» **EXERCISE DESCRIPTION**: An exact copy of all the data is required, with pictures left out.
*** DATA SEGMENT ***
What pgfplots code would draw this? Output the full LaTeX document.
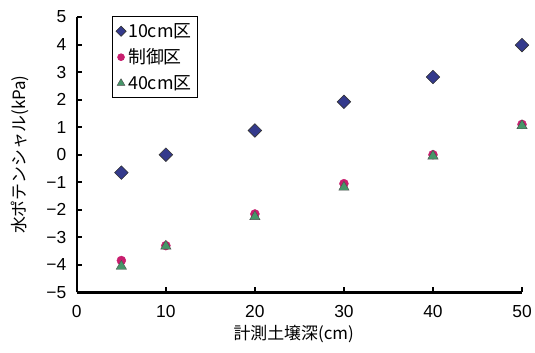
\documentclass[border=0pt]{standalone}
\usepackage{pgfplots}
\pgfplotsset{compat=1.18}
\usepackage{fontspec}
\setmainfont{Liberation Sans}
\newfontfamily\cjk{Noto Sans CJK JP}
\definecolor{cBlue}{RGB}{52,58,140}
\definecolor{cMag}{RGB}{200,30,110}
\definecolor{cGreen}{RGB}{70,150,105}
\begin{document}
\begin{tikzpicture}
\begin{axis}[
  scale only axis, width=446bp, height=276bp,
  xmin=0, xmax=50, ymin=-5, ymax=5,
  xtick={0,10,20,30,40,50}, ytick={-5,-4,...,5},
  yticklabels={−5,−4,−3,−2,−1,0,1,2,3,4,5},
  axis x line=bottom, axis y line=left,
  axis line style={line width=2.2pt,-},
  tick style={line width=2pt,black},
  major tick length=5bp, tick align=inside,
  clip=false,
  /pgf/number format/assume math mode=true,
  ticklabel style={font=\fontsize{17.5}{19}\selectfont},
  xticklabel style={yshift=-9bp},
  yticklabel style={xshift=-7bp},
  xlabel={\cjk 計測土壌深(cm)},
  ylabel={\cjk 水ポテンシャル(kPa)},
  every axis x label/.style={at={(rel axis cs:0.487,-0.152)},anchor=center,font=\fontsize{17}{19}\selectfont},
  every axis y label/.style={at={(rel axis cs:-0.128,0.5)},rotate=90,anchor=center,font=\fontsize{17}{19}\selectfont},
  legend style={at={(rel axis cs:0.078,1.003)},anchor=north west,draw=black,line width=0.8pt,
    font=\cjk\fontsize{18}{20}\selectfont,row sep=6bp,inner xsep=4bp,inner ysep=5bp},
  legend image post style={scale=0.75},
  legend cell align=left,
]
\path[draw=none] (rel axis cs:-0.1726,-0.2174) rectangle (rel axis cs:1.0269,1.0616);
\addplot[only marks, mark=square*, mark size=4.8bp, mark options={rotate=45,fill=cBlue,draw=black!80,line width=0.6pt}]
 coordinates {(5,-0.65) (10,0) (20,0.88) (30,1.92) (40,2.82) (50,3.98)};
\addlegendentry{10cm区}
\addplot[only marks, mark=*, mark size=4.5bp, mark options={fill=cMag,draw=cMag}]
 coordinates {(5,-3.84) (10,-3.3) (20,-2.15) (30,-1.05) (40,0.0) (50,1.1)};
\addlegendentry{制御区}
\addplot[only marks, mark=triangle*, mark size=6bp, mark options={fill=cGreen,draw=black!70,line width=0.4pt}]
 coordinates {(5,-4.05) (10,-3.32) (20,-2.25) (30,-1.18) (40,-0.05) (50,1.05)};
\addlegendentry{40cm区}
\end{axis}
\end{tikzpicture}
\end{document}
***
» **ANSWER TO THE TASK**:
What pgfplots code would draw this? Output the full LaTeX document.
\documentclass[border=0pt]{standalone}
\usepackage{pgfplots}
\pgfplotsset{compat=1.18}
\usepackage{fontspec}
\setmainfont{Liberation Sans}
\newfontfamily\cjk{Noto Sans CJK JP}
\definecolor{cBlue}{RGB}{52,58,140}
\definecolor{cMag}{RGB}{200,30,110}
\definecolor{cGreen}{RGB}{70,150,105}
\begin{document}
\begin{tikzpicture}
\begin{axis}[
  scale only axis, width=446bp, height=276bp,
  xmin=0, xmax=50, ymin=-5, ymax=5,
  xtick={0,10,20,30,40,50}, ytick={-5,-4,...,5},
  yticklabels={−5,−4,−3,−2,−1,0,1,2,3,4,5},
  axis x line=bottom, axis y line=left,
  axis line style={line width=2.2pt,-},
  tick style={line width=2pt,black},
  major tick length=5bp, tick align=inside,
  clip=false,
  /pgf/number format/assume math mode=true,
  ticklabel style={font=\fontsize{17.5}{19}\selectfont},
  xticklabel style={yshift=-9bp},
  yticklabel style={xshift=-7bp},
  xlabel={\cjk 計測土壌深(cm)},
  ylabel={\cjk 水ポテンシャル(kPa)},
  every axis x label/.style={at={(rel axis cs:0.487,-0.152)},anchor=center,font=\fontsize{17}{19}\selectfont},
  every axis y label/.style={at={(rel axis cs:-0.128,0.5)},rotate=90,anchor=center,font=\fontsize{17}{19}\selectfont},
  legend style={at={(rel axis cs:0.078,1.003)},anchor=north west,draw=black,line width=0.8pt,
    font=\cjk\fontsize{18}{20}\selectfont,row sep=6bp,inner xsep=4bp,inner ysep=5bp},
  legend image post style={scale=0.75},
  legend cell align=left,
]
\path[draw=none] (rel axis cs:-0.1726,-0.2174) rectangle (rel axis cs:1.0269,1.0616);
\addplot[only marks, mark=square*, mark size=4.8bp, mark options={rotate=45,fill=cBlue,draw=black!80,line width=0.6pt}]
 coordinates {(5,-0.65) (10,0) (20,0.88) (30,1.92) (40,2.82) (50,3.98)};
\addlegendentry{10cm区}
\addplot[only marks, mark=*, mark size=4.5bp, mark options={fill=cMag,draw=cMag}]
 coordinates {(5,-3.84) (10,-3.3) (20,-2.15) (30,-1.05) (40,0.0) (50,1.1)};
\addlegendentry{制御区}
\addplot[only marks, mark=triangle*, mark size=6bp, mark options={fill=cGreen,draw=black!70,line width=0.4pt}]
 coordinates {(5,-4.05) (10,-3.32) (20,-2.25) (30,-1.18) (40,-0.05) (50,1.05)};
\addlegendentry{40cm区}
\end{axis}
\end{tikzpicture}
\end{document}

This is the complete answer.